Go through the records and copy each line where the word "seaborn" occurs.

----- RECORDS -----

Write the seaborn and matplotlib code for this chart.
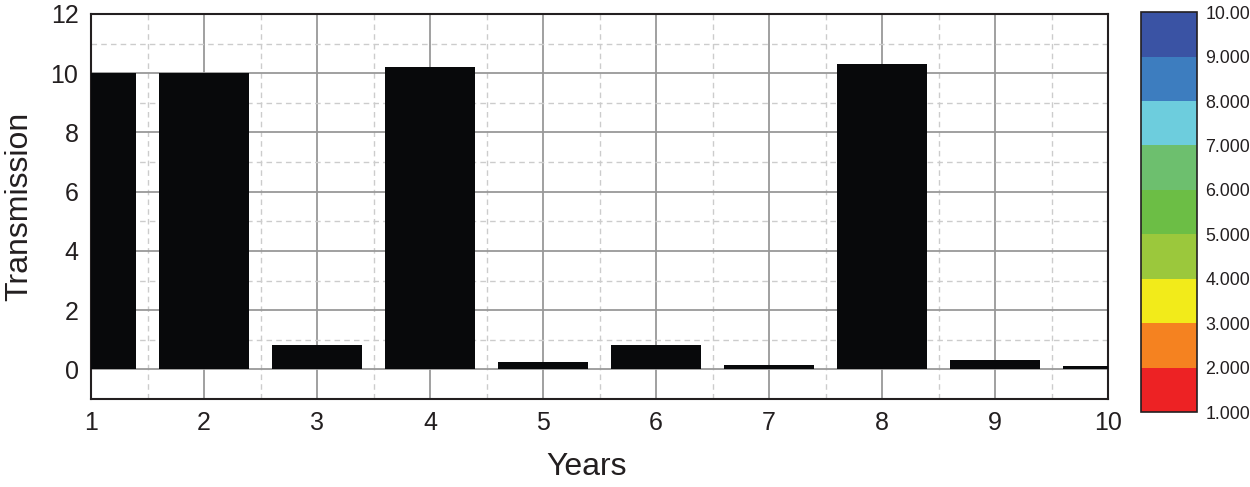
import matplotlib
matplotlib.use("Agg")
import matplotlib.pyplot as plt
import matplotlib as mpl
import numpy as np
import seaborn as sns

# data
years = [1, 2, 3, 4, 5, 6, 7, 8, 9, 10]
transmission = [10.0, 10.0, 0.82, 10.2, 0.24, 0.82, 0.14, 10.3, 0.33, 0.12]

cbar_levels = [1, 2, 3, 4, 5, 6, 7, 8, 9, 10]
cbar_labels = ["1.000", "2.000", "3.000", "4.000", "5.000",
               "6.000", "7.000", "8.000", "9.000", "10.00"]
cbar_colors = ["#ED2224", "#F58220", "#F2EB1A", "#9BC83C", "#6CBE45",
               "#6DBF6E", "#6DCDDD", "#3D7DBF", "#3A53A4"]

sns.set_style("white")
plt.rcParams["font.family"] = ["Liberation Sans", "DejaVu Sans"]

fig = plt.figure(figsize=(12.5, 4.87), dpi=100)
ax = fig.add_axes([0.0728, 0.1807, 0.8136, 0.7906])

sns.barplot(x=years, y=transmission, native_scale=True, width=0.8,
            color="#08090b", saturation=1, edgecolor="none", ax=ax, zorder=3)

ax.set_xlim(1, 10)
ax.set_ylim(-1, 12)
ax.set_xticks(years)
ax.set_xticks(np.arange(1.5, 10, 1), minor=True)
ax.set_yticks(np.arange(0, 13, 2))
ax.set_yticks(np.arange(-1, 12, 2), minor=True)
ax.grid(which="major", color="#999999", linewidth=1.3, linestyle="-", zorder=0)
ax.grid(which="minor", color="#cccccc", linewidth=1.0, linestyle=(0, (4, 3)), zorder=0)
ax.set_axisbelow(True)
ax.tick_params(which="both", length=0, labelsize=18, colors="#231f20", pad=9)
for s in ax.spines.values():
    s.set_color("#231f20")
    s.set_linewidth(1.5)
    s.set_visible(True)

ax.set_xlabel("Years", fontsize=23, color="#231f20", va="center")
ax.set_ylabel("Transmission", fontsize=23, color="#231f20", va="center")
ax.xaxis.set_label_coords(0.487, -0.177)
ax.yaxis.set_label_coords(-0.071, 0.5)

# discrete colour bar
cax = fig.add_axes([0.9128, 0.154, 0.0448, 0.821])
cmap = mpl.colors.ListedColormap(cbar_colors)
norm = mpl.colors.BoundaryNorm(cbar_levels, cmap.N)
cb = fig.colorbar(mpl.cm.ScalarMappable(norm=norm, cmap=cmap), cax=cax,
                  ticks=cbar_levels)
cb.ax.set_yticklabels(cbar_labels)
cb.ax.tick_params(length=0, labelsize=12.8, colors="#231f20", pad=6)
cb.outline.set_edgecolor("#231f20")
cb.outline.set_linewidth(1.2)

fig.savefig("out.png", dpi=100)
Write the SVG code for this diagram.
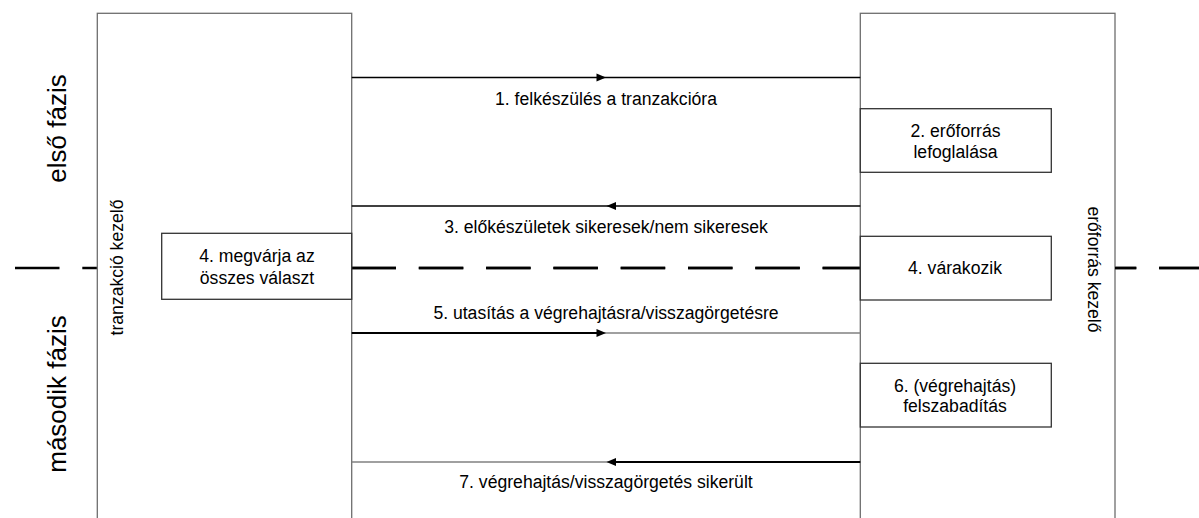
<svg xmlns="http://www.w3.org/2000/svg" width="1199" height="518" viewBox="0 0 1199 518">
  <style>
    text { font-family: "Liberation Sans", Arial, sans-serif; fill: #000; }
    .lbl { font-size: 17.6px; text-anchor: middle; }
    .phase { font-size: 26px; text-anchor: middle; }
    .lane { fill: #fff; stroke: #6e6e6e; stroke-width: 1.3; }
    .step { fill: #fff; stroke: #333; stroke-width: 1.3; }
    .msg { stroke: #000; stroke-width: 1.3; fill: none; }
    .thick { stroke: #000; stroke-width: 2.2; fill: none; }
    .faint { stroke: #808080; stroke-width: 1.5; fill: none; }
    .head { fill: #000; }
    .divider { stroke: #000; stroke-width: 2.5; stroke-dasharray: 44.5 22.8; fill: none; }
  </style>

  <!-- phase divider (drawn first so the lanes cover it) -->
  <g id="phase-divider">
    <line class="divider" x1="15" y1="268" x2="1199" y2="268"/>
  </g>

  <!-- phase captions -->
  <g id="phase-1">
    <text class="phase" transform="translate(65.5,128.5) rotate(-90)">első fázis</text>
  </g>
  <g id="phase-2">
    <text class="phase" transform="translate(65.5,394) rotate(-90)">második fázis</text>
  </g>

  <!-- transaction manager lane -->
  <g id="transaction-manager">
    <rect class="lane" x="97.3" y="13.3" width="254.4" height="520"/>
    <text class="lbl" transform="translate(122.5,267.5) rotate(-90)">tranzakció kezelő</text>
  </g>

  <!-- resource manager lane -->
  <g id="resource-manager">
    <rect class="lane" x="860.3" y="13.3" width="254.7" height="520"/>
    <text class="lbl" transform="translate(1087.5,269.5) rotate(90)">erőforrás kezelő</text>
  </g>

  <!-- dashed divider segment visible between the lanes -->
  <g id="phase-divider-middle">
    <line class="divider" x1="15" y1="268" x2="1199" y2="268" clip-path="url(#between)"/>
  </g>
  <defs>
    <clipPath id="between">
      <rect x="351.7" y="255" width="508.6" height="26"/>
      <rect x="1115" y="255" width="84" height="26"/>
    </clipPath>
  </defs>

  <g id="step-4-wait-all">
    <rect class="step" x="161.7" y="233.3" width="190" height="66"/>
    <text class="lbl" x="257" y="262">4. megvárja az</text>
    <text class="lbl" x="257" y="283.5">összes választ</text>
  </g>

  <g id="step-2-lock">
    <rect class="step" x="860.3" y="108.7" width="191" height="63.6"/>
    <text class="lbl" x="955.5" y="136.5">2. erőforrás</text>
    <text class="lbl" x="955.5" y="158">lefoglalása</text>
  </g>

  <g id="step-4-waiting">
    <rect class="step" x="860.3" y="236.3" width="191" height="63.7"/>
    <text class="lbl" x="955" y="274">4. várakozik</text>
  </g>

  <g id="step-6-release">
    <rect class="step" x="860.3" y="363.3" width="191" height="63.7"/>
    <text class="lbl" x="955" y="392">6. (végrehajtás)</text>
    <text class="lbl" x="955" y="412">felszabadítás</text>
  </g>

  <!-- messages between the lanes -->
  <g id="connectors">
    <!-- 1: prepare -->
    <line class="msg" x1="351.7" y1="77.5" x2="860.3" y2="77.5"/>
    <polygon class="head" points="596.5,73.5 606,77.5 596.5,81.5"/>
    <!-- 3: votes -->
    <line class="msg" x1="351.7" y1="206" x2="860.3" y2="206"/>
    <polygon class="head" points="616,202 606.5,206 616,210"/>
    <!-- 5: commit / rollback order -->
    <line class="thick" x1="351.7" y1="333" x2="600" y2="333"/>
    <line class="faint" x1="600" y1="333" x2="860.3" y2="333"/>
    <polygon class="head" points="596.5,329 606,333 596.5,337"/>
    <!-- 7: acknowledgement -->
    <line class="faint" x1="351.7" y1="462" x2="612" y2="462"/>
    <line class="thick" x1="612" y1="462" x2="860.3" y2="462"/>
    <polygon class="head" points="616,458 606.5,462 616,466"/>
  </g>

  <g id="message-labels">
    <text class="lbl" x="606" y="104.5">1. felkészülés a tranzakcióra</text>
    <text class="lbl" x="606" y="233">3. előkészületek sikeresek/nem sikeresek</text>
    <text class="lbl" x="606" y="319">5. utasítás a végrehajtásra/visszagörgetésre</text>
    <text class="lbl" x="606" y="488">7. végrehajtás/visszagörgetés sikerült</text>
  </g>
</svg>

-----

*SOLUTION*.
Write the seaborn and matplotlib code for this chart.
import seaborn as sns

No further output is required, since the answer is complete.